Excerpted records:
** Begin **

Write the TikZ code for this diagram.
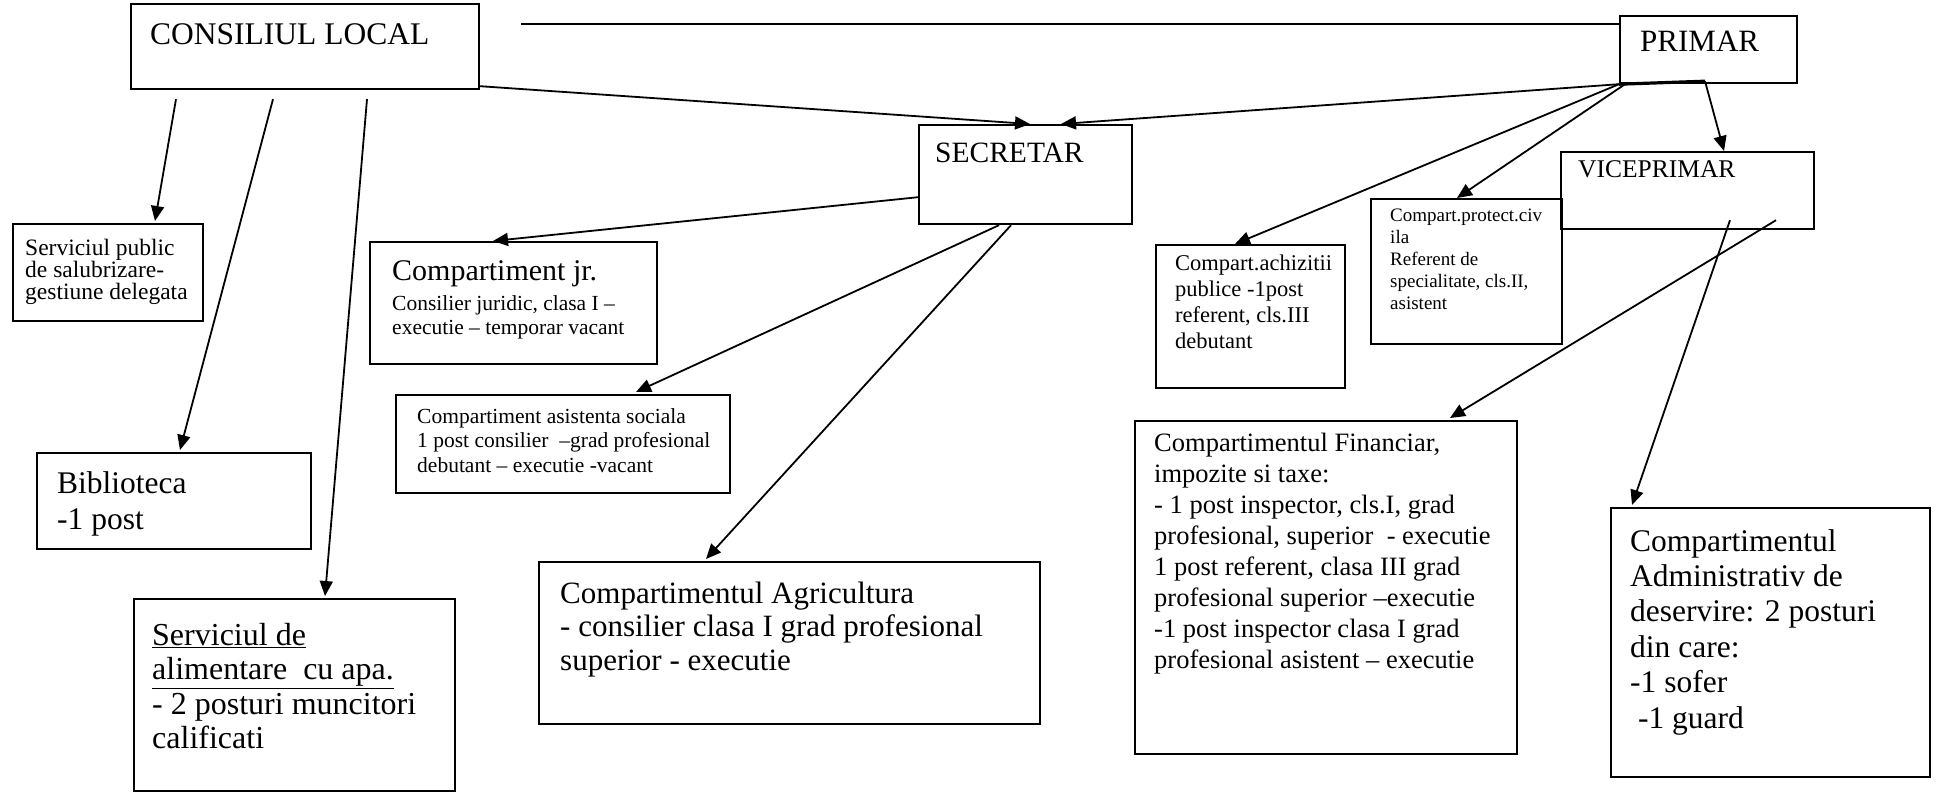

** End **
** Begin **

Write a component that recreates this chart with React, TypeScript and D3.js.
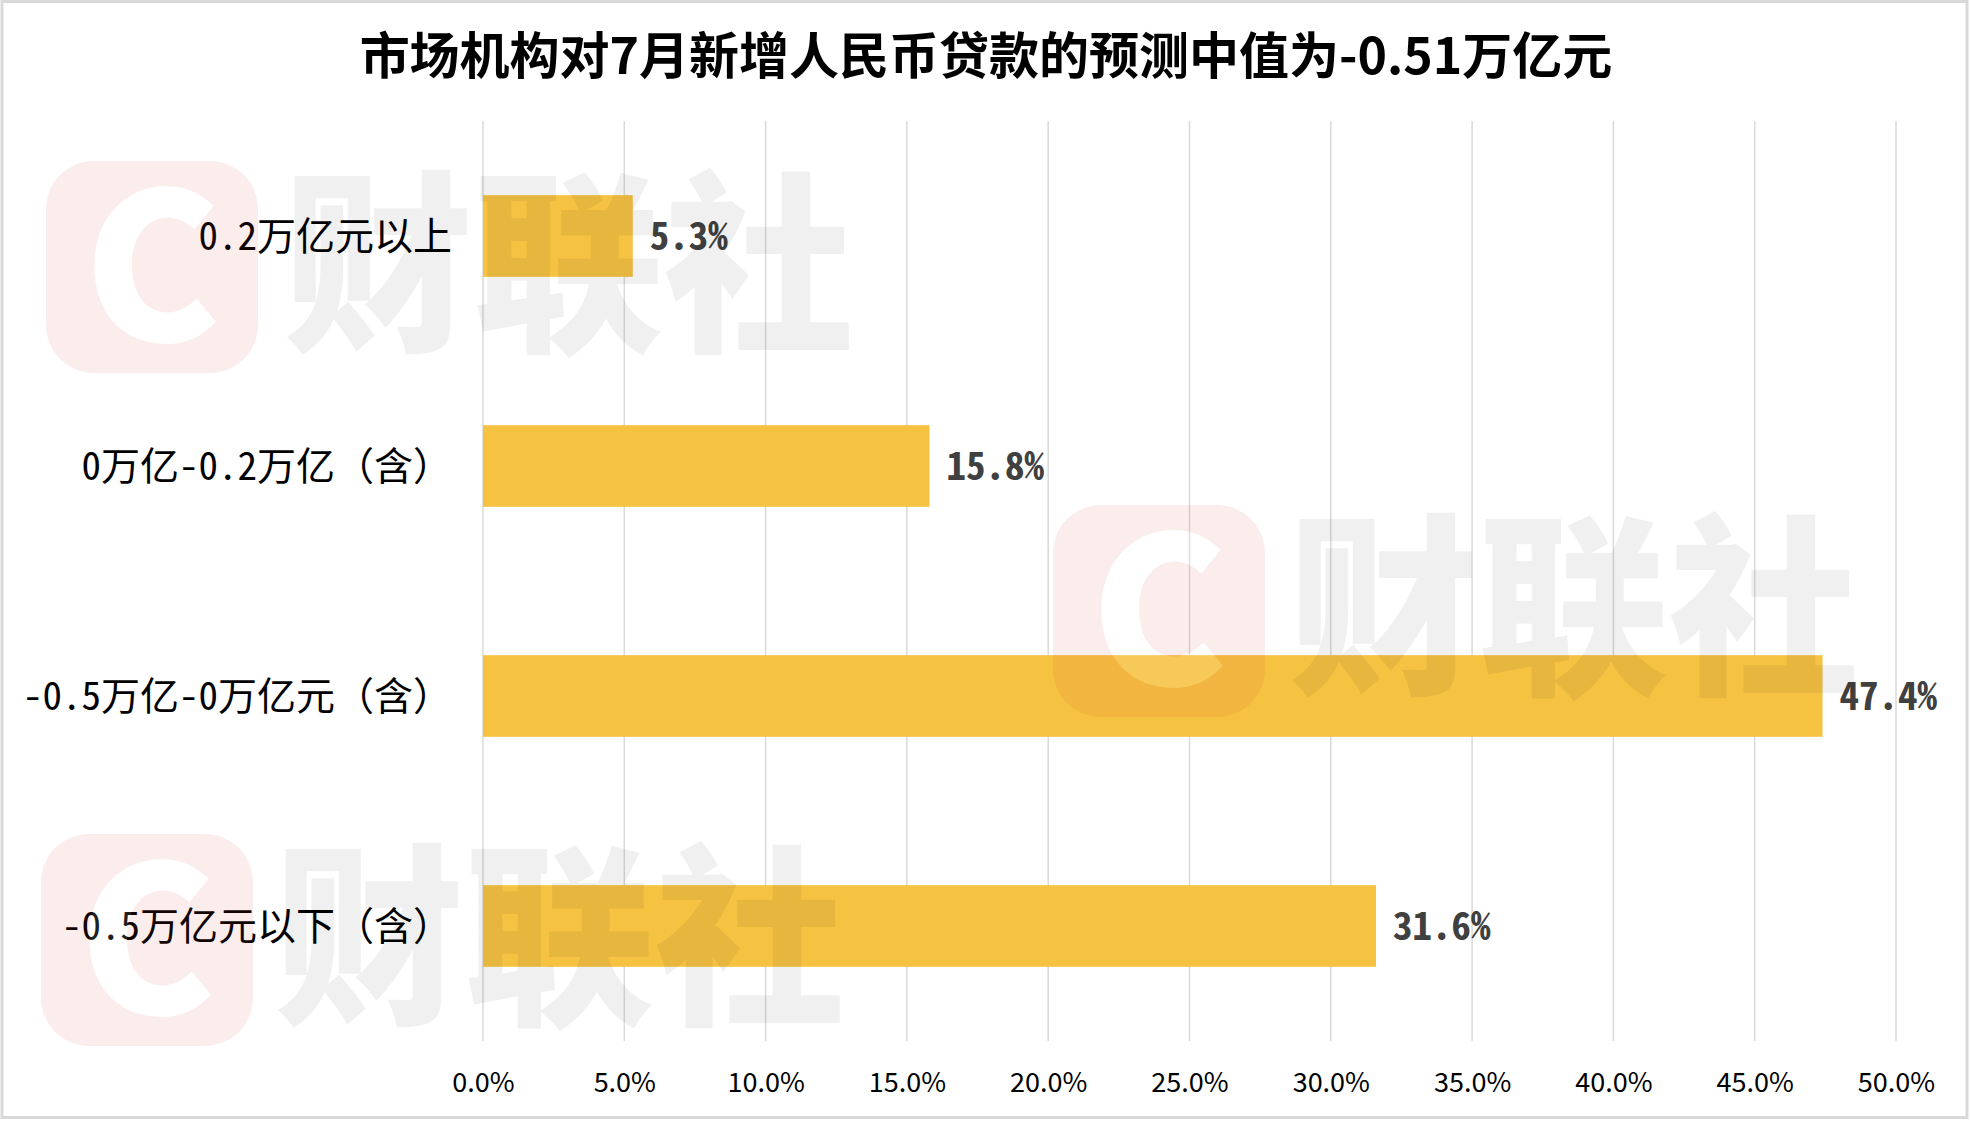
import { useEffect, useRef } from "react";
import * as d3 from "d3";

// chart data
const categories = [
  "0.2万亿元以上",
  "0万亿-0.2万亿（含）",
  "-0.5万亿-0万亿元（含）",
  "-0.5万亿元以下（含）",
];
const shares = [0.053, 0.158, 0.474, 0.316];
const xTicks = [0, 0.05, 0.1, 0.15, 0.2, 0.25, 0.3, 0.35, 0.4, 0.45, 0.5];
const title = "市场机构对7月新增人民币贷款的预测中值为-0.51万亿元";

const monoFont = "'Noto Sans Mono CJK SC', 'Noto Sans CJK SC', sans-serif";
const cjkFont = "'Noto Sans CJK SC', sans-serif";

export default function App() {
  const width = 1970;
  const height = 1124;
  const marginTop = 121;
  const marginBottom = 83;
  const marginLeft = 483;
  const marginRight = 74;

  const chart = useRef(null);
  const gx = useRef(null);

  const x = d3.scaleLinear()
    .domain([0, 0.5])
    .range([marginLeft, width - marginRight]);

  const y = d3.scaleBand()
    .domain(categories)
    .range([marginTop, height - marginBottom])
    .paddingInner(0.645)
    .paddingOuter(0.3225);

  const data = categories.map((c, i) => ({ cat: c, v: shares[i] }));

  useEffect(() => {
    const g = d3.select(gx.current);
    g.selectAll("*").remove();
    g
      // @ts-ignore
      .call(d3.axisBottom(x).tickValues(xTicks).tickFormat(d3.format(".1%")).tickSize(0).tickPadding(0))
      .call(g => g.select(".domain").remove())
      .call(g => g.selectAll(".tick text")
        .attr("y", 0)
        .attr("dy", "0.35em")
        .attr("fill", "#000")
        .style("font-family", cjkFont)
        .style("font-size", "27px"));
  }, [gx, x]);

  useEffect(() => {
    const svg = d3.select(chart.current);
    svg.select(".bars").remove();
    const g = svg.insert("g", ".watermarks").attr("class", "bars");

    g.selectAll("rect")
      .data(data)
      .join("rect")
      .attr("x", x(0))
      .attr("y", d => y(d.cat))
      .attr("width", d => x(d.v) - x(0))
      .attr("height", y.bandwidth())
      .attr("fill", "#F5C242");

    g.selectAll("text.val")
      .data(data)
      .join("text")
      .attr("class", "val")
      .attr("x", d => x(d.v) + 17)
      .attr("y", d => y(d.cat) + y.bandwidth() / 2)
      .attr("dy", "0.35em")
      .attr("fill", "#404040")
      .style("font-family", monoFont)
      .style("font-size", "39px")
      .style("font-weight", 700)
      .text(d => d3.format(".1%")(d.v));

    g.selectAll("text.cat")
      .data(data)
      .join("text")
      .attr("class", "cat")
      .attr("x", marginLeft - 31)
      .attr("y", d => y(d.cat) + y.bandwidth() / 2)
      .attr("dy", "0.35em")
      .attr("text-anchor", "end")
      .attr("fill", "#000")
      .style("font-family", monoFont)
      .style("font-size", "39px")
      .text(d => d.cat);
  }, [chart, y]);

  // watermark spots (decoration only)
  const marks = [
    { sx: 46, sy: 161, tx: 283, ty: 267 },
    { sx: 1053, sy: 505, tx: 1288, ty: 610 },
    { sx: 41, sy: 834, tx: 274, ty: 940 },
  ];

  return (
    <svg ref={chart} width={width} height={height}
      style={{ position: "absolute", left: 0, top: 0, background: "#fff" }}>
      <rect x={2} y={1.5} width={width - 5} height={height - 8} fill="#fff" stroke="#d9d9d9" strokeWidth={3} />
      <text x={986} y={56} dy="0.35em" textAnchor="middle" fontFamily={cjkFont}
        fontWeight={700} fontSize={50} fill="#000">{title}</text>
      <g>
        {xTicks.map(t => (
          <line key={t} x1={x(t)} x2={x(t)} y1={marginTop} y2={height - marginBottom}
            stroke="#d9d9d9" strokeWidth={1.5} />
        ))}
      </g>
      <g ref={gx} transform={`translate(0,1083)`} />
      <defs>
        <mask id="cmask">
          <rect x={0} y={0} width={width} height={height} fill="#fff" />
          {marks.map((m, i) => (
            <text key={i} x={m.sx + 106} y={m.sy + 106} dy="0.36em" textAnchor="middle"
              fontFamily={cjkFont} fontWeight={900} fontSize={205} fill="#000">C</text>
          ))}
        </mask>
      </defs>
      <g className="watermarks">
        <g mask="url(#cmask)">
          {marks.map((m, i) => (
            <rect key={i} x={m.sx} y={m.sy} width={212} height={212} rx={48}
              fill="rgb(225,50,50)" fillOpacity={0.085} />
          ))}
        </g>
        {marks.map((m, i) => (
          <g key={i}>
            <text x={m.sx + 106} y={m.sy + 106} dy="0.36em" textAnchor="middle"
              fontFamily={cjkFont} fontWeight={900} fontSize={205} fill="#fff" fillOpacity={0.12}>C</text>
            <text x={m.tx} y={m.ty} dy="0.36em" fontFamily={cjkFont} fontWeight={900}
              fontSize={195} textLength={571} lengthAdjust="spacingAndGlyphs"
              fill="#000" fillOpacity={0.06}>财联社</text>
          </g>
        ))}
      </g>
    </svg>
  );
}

** End **

Among the entries above, locate the line with "Write a component" and the line with "import * as". Give those two lines and all lines between them again, exactly, leaving out the pictures.

Task response:
Write a component that recreates this chart with React, TypeScript and D3.js.
import { useEffect, useRef } from "react";
import * as d3 from "d3";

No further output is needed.